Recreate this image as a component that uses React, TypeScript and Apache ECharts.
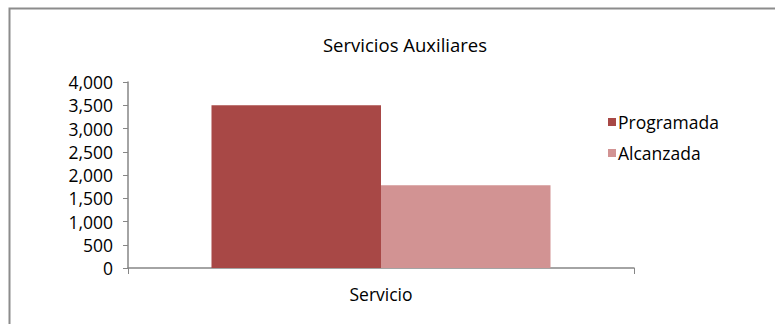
import React, { useEffect, useRef } from "react";
import * as echarts from "echarts";

const categories = ["Servicio"];
const programada = [3500];
const alcanzada = [1780];
const seriesNames = ["Programada", "Alcanzada"];

export default function App() {
  const ref = useRef<HTMLDivElement>(null);
  useEffect(() => {
    if (!ref.current) return;
    const chart = echarts.init(ref.current, undefined, { renderer: "svg" });
    const font = "Open Sans";
    chart.setOption({
      animation: false,
      textStyle: { fontFamily: font },
      title: {
        text: "Servicios Auxiliares",
        left: 400,
        textAlign: "center",
        top: 30,
        textStyle: { fontFamily: font, fontSize: 18.5, fontWeight: "normal", color: "#000" },
      },
      legend: {
        orient: "vertical",
        left: 603,
        top: 108,
        itemWidth: 8,
        itemHeight: 8,
        itemGap: 13,
        icon: "rect",
        textStyle: { fontFamily: font, fontSize: 17.5, color: "#000", padding: [0, 0, 0, -3] },
        data: seriesNames,
      },
      grid: { left: 128, right: 141, top: 82, bottom: 56, containLabel: false },
      xAxis: {
        type: "category",
        data: categories,
        axisLine: { lineStyle: { color: "#868686", width: 1.5 } },
        axisTick: { show: true, alignWithLabel: false, length: 6, lineStyle: { color: "#868686" } },
        axisLabel: { fontFamily: font, fontSize: 17.5, color: "#000", margin: 17 },
      },
      yAxis: {
        type: "value",
        min: 0,
        max: 4000,
        interval: 500,
        splitLine: { show: false },
        axisLine: { show: true, lineStyle: { color: "#868686", width: 1.5 } },
        axisTick: { show: true, length: 5, lineStyle: { color: "#868686" } },
        axisLabel: {
          fontFamily: font,
          fontSize: 17.5,
          color: "#000",
          margin: 15,
          formatter: (v: number) => v.toLocaleString("en-US"),
        },
      },
      series: [
        {
          name: seriesNames[0],
          type: "bar",
          data: programada,
          barGap: "0%",
          barCategoryGap: "33%",
          itemStyle: { color: "#A84846" },
        },
        {
          name: seriesNames[1],
          type: "bar",
          data: alcanzada,
          itemStyle: { color: "#D29393" },
        },
      ],
      graphic: [
        {
          type: "rect",
          shape: { x: 9.5, y: 8.5, width: 900, height: 500 },
          style: { fill: "none", stroke: "#8c8c8c", lineWidth: 2 },
          silent: true,
        },
      ],
    });
    return () => chart.dispose();
  }, []);
  return (
    <div
      ref={ref}
      style={{ position: "fixed", left: 0, top: 0, width: 775, height: 324, background: "#fff" }}
    />
  );
}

------------------------

_TASK REQUIREMENTS_
Answer with one number: how many lines in the listing hold "React".

_THE ANSWER_
2